** begin Dataset records **
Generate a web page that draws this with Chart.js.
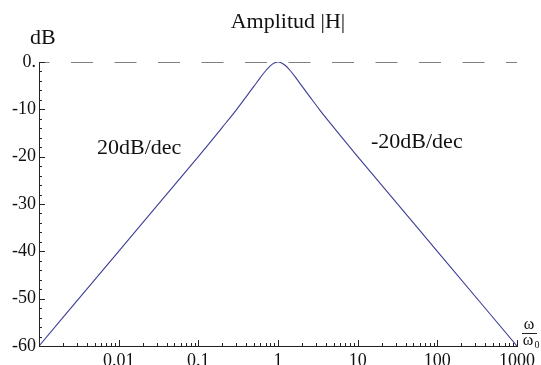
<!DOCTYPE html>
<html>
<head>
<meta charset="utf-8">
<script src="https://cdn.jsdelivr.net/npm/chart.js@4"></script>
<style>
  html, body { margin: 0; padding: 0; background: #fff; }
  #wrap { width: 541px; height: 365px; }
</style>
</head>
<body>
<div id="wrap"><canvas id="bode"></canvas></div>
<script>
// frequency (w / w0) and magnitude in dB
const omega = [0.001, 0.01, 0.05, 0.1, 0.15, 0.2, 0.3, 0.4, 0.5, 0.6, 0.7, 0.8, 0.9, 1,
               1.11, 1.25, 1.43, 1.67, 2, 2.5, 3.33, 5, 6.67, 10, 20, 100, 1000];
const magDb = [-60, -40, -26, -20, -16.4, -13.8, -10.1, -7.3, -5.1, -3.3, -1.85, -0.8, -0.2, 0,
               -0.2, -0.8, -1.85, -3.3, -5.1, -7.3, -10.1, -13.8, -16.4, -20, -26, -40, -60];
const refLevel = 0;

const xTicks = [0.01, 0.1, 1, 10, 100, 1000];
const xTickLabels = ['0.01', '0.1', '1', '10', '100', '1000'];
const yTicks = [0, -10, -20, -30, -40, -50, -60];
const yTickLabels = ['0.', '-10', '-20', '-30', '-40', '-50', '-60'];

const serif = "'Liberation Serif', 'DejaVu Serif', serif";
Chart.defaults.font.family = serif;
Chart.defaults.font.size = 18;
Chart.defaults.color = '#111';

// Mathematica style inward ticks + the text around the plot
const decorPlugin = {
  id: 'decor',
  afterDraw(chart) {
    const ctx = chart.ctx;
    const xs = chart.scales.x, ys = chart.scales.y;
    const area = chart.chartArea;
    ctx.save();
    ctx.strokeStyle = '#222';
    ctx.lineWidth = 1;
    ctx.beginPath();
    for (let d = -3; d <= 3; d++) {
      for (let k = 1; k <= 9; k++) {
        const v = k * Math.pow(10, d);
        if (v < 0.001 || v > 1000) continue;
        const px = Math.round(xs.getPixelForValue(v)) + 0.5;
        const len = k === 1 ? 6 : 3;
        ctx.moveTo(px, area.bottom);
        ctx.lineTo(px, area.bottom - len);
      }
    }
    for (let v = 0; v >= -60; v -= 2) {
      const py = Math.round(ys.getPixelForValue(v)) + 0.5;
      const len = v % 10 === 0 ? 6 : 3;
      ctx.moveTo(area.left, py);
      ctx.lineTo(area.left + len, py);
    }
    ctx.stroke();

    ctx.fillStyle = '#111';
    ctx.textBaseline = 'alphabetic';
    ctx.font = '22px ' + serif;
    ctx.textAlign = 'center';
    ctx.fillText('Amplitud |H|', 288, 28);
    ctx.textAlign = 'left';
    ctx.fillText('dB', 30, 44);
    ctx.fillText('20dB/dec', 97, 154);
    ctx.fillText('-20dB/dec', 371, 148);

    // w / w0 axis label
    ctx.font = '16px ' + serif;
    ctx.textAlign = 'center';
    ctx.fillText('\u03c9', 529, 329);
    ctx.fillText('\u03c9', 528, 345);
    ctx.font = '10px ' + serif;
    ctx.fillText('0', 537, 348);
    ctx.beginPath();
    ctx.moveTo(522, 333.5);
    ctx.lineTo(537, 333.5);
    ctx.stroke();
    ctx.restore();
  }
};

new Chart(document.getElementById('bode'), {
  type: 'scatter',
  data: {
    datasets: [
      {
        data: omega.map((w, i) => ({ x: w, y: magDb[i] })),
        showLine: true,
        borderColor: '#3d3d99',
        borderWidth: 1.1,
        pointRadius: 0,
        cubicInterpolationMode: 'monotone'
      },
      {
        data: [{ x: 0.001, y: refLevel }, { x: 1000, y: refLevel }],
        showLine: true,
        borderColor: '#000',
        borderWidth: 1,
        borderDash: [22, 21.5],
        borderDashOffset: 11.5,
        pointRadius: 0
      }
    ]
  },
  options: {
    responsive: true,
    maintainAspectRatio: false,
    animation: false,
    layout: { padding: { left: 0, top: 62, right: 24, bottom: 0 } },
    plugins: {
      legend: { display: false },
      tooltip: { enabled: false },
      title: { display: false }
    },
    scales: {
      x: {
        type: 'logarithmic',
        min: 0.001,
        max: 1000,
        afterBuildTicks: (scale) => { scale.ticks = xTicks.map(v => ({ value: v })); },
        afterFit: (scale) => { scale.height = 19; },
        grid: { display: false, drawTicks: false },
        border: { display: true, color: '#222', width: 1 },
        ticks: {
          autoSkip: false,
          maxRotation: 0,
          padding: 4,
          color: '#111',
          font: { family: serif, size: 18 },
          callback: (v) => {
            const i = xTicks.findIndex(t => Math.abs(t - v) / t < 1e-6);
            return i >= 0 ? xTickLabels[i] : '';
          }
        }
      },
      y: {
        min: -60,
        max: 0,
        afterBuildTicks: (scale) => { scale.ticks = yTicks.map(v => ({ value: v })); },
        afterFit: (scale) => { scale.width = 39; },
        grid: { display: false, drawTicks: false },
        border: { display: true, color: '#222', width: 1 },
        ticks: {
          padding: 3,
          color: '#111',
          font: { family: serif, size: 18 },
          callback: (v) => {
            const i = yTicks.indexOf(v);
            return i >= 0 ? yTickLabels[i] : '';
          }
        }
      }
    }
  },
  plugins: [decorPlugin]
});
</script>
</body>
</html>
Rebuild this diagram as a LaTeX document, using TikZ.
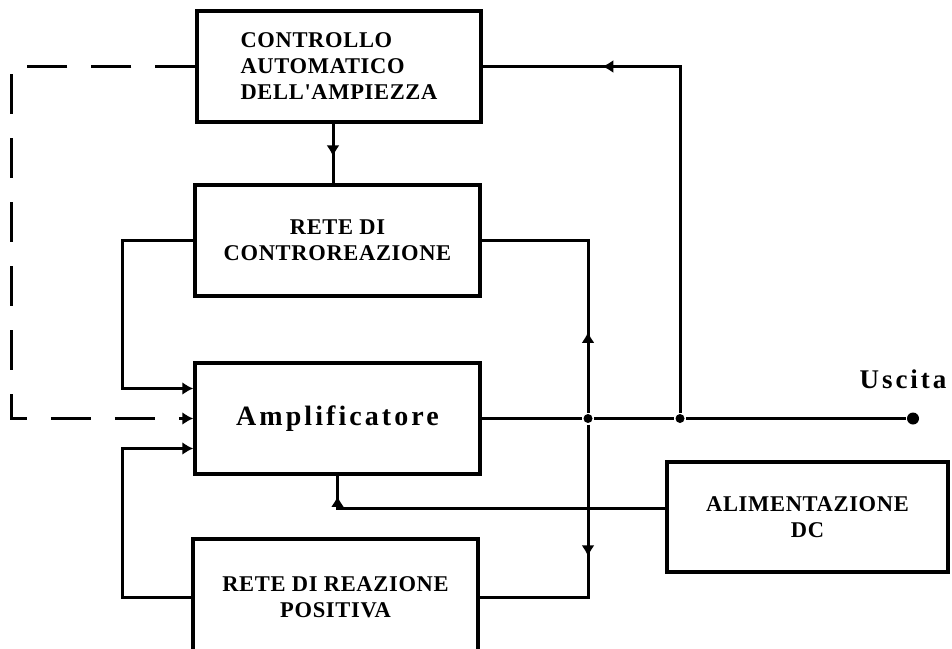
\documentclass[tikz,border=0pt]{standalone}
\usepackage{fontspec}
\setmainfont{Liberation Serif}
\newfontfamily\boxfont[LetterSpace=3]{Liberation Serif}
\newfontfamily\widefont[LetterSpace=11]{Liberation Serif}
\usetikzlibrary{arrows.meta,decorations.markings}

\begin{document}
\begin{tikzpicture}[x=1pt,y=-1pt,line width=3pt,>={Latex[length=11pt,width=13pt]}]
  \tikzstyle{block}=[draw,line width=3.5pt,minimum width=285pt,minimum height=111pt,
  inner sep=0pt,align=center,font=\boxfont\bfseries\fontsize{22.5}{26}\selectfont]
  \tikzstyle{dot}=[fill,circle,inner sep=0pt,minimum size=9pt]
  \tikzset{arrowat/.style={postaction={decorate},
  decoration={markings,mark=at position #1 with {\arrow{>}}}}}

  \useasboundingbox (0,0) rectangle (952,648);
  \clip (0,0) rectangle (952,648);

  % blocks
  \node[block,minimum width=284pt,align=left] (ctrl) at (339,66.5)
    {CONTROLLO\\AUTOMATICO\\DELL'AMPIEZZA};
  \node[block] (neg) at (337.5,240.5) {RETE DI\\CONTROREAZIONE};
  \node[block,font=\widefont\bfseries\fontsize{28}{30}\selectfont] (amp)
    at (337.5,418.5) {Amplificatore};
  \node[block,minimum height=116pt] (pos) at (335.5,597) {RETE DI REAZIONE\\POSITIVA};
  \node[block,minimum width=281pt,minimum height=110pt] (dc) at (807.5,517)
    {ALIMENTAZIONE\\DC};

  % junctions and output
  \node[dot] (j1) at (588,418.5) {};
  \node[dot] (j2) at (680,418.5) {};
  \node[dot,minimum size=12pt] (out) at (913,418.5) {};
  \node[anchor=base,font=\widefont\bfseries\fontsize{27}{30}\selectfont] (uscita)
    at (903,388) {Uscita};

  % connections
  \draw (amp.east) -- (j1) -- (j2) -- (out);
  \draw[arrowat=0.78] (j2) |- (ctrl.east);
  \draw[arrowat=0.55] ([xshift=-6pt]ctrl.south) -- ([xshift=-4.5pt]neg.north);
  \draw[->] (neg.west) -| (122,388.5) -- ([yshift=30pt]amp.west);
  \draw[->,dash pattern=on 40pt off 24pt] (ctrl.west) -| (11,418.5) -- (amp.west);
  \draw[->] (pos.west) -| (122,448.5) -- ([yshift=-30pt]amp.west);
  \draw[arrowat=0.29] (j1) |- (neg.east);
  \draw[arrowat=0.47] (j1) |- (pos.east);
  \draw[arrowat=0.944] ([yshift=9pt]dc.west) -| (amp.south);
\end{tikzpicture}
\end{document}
** end Dataset records **
Instructions to follow: Using the records above, select and copy every line that has the word "with".

Response for this exercise:
Generate a web page that draws this with Chart.js.
  decoration={markings,mark=at position #1 with {\arrow{>}}}}}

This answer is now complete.